Kindergarten is the one place, maybe the last place, where teachers are expected to know children well, even if they don't hand in their homework, finish their Friday tests, or pay attention. Kindergarten teachers know children by listening and looking. They know that learning must be personalized because kids are incorrigibly idiosyncratic. Kindergarten teachers know that helping children learn to become more self-reliant is part of their task,starting with tying shoes and going to the bathroom. Catering to children's growing independence is a natural part of a kindergarten teacher's classroom life.
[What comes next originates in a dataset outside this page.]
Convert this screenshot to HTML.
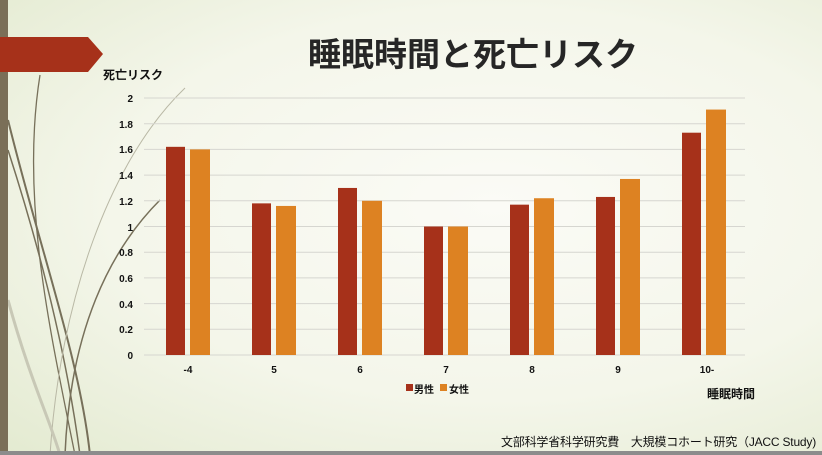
<!DOCTYPE html>
<html><head><meta charset="utf-8"><style>
html,body{margin:0;padding:0}
body{width:822px;height:455px;overflow:hidden;position:relative;font-family:"Liberation Sans","Noto Sans CJK JP",sans-serif;background:radial-gradient(ellipse at 60% 45%,#fbfbf6 0%,#f4f6ea 55%,#e3ead0 100%)}
.t{position:absolute;white-space:nowrap;color:#111}
</style></head><body>
<svg width="822" height="455" style="position:absolute;left:0;top:0">
<g fill="none" stroke="#77705a">
<path d="M8 120 C40 250 80 360 90 455" stroke-width="2"/>
<path d="M8 150 C50 280 70 380 80 455" stroke-width="1.5"/>
<path d="M40 75 C20 200 50 330 75 455" stroke-width="1.3"/>
<path d="M160 200 C110 250 70 330 65 455" stroke-width="1.5"/>
<path d="M185 88 C110 160 60 300 50 455" stroke="#b9b8a5" stroke-width="1"/>
<path d="M8 300 C30 380 50 420 60 455" stroke="#c8c8b6" stroke-width="3"/>
</g>
<rect x="0" y="0" width="8" height="455" fill="#7a6f58"/>
<polygon points="0,37 88,37 103,54 88,72 0,72" fill="#a6311a"/>
<rect x="0" y="451" width="822" height="4" fill="#8c8c8c"/>
<g stroke="#d6d6d0" stroke-width="1">
<line x1="144" x2="745" y1="355" y2="355"/><line x1="144" x2="745" y1="329.3" y2="329.3"/>
<line x1="144" x2="745" y1="303.6" y2="303.6"/><line x1="144" x2="745" y1="277.9" y2="277.9"/>
<line x1="144" x2="745" y1="252.2" y2="252.2"/><line x1="144" x2="745" y1="226.5" y2="226.5"/>
<line x1="144" x2="745" y1="200.8" y2="200.8"/><line x1="144" x2="745" y1="175.1" y2="175.1"/>
<line x1="144" x2="745" y1="149.4" y2="149.4"/><line x1="144" x2="745" y1="123.7" y2="123.7"/>
<line x1="144" x2="745" y1="98" y2="98"/>
</g>
<g id="bars"></g>
<g font-size="10" font-weight="bold" fill="#111" font-family="Liberation Sans,sans-serif" text-anchor="end">
<text x="133" y="359">0</text><text x="133" y="333">0.2</text><text x="133" y="308">0.4</text>
<text x="133" y="282">0.6</text><text x="133" y="256">0.8</text><text x="133" y="231">1</text>
<text x="133" y="205">1.2</text><text x="133" y="179">1.4</text><text x="133" y="153">1.6</text>
<text x="133" y="128">1.8</text><text x="133" y="102">2</text>
</g>
<g font-size="10" font-weight="bold" fill="#111" font-family="Liberation Sans,sans-serif" text-anchor="middle">
<text x="188" y="373">-4</text><text x="274" y="373">5</text><text x="360" y="373">6</text>
<text x="446" y="373">7</text><text x="532" y="373">8</text><text x="618" y="373">9</text><text x="707" y="373">10-</text>
</g>
<rect x="406" y="384" width="7" height="7" fill="#a6311a"/>
<rect x="440" y="384" width="7" height="7" fill="#dd8222"/>
</svg>
<div class="t" style="left:0;width:946px;text-align:center;top:28px;font-size:33px;font-weight:bold;color:#262626">睡眠時間と死亡リスク</div>
<div class="t" style="left:103px;top:66px;font-size:12px;font-weight:bold">死亡リスク</div>
<div class="t" style="left:414px;top:381px;font-size:10px;font-weight:bold">男性</div>
<div class="t" style="left:449px;top:381px;font-size:10px;font-weight:bold">女性</div>
<div class="t" style="left:707px;top:385px;font-size:12px;font-weight:bold">睡眠時間</div>
<div class="t" style="right:6px;top:433px;font-size:12px;letter-spacing:-0.2px">文部科学省科学研究費　大規模コホート研究（JACC Study)</div>
<script>
var m=[1.62,1.18,1.30,1.00,1.17,1.23,1.73],f=[1.60,1.16,1.20,1.00,1.22,1.37,1.91],s='';
for(var i=0;i<7;i++){var c=188+86*i;
s+='<rect x="'+(c-22)+'" y="'+(355-m[i]*128.5)+'" width="19" height="'+(m[i]*128.5)+'" fill="#a6311a"/>';
s+='<rect x="'+(c+2)+'" y="'+(355-f[i]*128.5)+'" width="20" height="'+(f[i]*128.5)+'" fill="#dd8222"/>';}
document.getElementById('bars').innerHTML=s;
</script>
</body></html>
This is, alas, the last time children are given independence, encouraged to make choices, and allowed to move about on their own steam. The older they get the less we take into account the importance of children's own interests, and the less we cherish their capacity for engaging in imaginative play. (In fact, we worry in kindergarten if children lack such capacity, while later on we worry if they show it too much.) In kindergarten we design our rooms for real work, not just passive listening. We put things in the room that will appeal to children, grab their interests, and engage their minds and hearts. Teachers in kindergarten are editors, critics, cheerleaders, and caretakers, not just lecturers or deliverers of instruction. What Ted Sizer calls "coaching" is second nature in the kindergarten classroom.

A good school for anyone is a little like kindergarten and a little like a good post-graduate program, the two ends of the educational spectrum, at which we understand that we cannot treat any two human beings identically, but must take into account their special interests and styles even as we hold all to high and rigorous standards. We don't need research on this astounding proposition.